I’m also not convinced that it’s necessary that muscle memory be a biological phenomenon. It’s well-known that visualizing the results you want can motivate you to get them, and it’s a hell of a lot easier to visualize based on memory rather than imagination.
Call bullshit if you want. I remember it from a fitness magazine when I was young. I can’t verify it.
Muscle memory is most likely biological. To assume a person can gain large amount of muscle solely by skill and visualization doesn’t add up. Visualization, doesn’t even improve muscle mass. It improves strength by improving neuron connections to muscle fibers.
Proper lifting technique is important, but technique doesn’t begin to explain this phenomenon. From past experience, I absolutely know that if I hit the weights again, I would gain very noticeable muscle mass in 4-6 weeks–far more than had I done this the first couple times around. Unless you’ve experienced this, it’s hard to imagine. I once heard Mel Gibson make the same claim and chalked it up to steroid use. But my experience–and that of many others–inclines me to believe otherwise. Muscle memory exists.
I’ve gained about 7lbs in a month when I picked up weights again after a hiatus.
20lbs a month is not at all unbelieveable if the lifter in question was juicing. Granted, some of the 20 would have been water but hey, if it’s good enough for them, it’s good enough for me.
I can’t cite my source, but I also seem to recall something about muscle memory being at least partially a function of the fascia around the muscle being initially stretched to accomodate the muscular hypertrophy.

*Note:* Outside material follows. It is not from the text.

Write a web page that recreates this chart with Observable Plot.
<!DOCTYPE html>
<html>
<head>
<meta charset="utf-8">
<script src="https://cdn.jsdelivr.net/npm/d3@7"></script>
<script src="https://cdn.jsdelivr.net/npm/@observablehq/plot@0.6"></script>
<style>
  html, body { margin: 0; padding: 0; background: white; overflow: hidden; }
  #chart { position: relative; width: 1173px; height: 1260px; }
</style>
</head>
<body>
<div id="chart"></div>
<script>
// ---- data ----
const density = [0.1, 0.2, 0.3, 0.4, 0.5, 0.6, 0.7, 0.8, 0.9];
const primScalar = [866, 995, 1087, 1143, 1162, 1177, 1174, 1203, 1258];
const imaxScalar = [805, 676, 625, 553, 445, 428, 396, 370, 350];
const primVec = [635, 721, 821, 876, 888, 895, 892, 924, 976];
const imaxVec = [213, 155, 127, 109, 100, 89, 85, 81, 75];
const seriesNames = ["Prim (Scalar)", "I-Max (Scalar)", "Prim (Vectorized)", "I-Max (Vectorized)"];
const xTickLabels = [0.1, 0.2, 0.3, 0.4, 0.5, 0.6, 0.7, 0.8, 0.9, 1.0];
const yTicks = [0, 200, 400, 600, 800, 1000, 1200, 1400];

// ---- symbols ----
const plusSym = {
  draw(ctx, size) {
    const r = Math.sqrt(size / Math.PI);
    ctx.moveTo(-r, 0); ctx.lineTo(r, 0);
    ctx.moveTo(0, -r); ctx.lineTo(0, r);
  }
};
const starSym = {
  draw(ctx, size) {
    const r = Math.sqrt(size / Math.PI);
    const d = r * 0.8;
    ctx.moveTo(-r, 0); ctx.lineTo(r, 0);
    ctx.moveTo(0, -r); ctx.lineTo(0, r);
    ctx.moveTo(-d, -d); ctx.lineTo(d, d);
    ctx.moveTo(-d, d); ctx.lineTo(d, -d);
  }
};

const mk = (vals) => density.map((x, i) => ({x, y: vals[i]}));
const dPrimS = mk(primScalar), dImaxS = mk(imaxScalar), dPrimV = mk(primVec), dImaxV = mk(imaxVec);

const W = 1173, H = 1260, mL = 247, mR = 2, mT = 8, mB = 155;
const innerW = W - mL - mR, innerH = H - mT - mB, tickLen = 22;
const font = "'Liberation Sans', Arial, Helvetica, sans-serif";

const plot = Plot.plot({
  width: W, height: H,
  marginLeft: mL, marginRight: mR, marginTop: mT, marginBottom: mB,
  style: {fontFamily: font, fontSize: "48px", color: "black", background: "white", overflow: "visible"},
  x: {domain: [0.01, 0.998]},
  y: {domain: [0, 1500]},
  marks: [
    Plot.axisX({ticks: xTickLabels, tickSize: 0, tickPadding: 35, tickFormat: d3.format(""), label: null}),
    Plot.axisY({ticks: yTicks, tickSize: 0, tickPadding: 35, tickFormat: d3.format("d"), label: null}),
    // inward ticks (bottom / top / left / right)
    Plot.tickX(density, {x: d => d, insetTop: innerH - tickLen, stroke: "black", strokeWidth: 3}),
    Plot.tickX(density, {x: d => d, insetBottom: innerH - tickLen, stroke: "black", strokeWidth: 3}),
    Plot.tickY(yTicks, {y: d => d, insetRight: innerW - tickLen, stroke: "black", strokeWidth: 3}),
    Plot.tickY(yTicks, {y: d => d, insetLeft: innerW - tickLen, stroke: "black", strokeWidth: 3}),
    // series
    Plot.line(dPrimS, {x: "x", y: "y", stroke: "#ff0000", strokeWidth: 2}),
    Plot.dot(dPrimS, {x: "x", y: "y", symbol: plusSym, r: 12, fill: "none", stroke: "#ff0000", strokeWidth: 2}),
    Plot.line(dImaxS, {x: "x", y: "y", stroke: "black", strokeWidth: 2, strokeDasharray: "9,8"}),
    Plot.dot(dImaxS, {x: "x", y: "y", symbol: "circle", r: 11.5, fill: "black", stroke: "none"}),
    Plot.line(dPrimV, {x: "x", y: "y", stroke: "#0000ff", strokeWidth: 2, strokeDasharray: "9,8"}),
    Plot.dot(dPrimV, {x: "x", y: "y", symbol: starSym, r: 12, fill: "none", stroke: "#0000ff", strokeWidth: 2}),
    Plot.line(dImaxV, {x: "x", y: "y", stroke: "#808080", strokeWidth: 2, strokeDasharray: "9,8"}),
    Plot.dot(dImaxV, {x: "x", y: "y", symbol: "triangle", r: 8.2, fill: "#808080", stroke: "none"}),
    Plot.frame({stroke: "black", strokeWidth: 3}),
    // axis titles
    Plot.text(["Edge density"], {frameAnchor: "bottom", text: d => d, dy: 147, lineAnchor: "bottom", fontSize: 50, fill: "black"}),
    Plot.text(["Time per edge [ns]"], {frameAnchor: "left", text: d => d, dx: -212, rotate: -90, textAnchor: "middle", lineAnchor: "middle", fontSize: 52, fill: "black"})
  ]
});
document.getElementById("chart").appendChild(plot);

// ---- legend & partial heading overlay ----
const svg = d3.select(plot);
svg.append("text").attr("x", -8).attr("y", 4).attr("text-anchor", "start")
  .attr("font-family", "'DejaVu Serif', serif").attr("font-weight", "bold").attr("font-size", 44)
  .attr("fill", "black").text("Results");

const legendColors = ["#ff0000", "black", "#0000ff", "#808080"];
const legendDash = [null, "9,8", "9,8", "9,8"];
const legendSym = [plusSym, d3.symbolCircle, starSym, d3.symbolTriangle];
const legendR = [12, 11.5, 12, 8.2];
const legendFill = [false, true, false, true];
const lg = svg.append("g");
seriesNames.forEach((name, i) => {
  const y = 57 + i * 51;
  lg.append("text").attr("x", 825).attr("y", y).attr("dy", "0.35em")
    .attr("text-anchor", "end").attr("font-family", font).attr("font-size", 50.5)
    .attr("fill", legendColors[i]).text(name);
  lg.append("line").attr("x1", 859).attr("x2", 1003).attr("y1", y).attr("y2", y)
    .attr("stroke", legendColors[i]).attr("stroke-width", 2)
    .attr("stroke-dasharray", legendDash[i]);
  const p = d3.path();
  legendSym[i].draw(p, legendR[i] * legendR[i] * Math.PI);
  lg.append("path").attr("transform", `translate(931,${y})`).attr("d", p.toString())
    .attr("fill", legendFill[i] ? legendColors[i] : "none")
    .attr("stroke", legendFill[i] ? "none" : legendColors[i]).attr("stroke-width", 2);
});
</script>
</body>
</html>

During a layoff from training, the muscle atrophies at a rate greater than the shrinkage of the fascia. When one resumes training, the muscle is able to expand into the already enlarged fascia without having to overcome the elasticity of the fascia.

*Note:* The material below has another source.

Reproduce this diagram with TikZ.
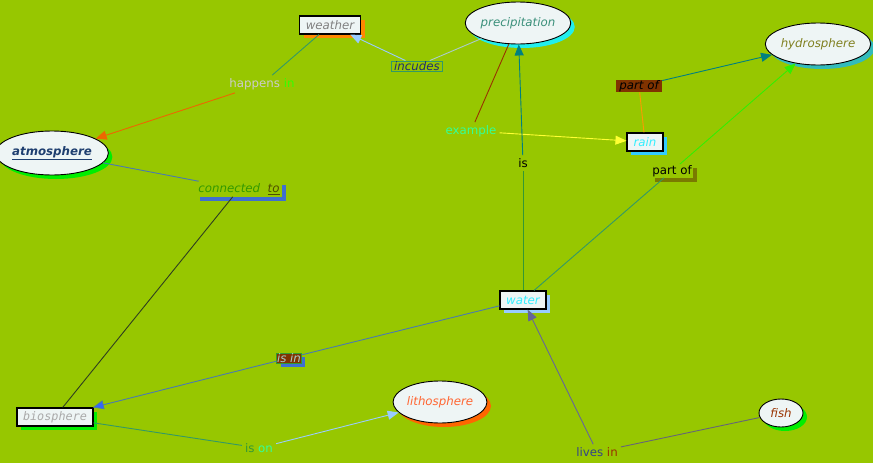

Or at least thats kinda how I remember it…
Muscles get bigger and heavier when you from not using them to using them because they store water. So within a short time of starting to work out again, the water starts coming in, and your muscles get significantly bigger and heavier - this isn’t growth. Creatine also creates an illusory effect of added muscle mass for similar reasons - it encourages muscle storage of water.
When you do resistance exercise (ie weight lifting) you are creating micro tears in the muscle fiber. These tears heal by laying down new muscle cells and filling in the separations. This is why working the same muscles daily is a bad idea. You don’t allow time for the fibers to regenerate.
Once you’ve layed down that new muscle fiber, although it will atrophy, if it isn’t used, it’s still there. In other words, you have a greater number of muscle cells than you did before you ever worked out. Recruiting the existing muscle comes faster than building it from the raw materials. Testosterone helps maintain the dormant (for want of a better word) muscle fibers.
When you start training again, at least in the beginning, your recruiting those dormant muscle fibers.
Obviously, there’s new muscle forming as well, because the same tearing/healing is going on whenever the muscle is stressed to failure.
However, it doesn’t work forever. If someone was a body builder in high school, then didn’t work out for, say, 20 years, the process begins at the beginning.
Women lay down muscle in the same way. Women who train seriously and then stop see the same phenomenon, but it isn’t as long lasting. We only manufacture a small amount of testosterone ( in the adrenals, you guys make a little estrogen too) so, the muscle lost in a year’s slack time is more significant for a woman.
Sorry I don’t have a cite, it’s stuff I learned in anatomy and physiology a century ago.
The magic word is “microtrauma”, in case anyone cares to Google. I was under the impression that the notion that lifting can grow you new muscle cells was a fairly recent discovery, but I could be mistaken.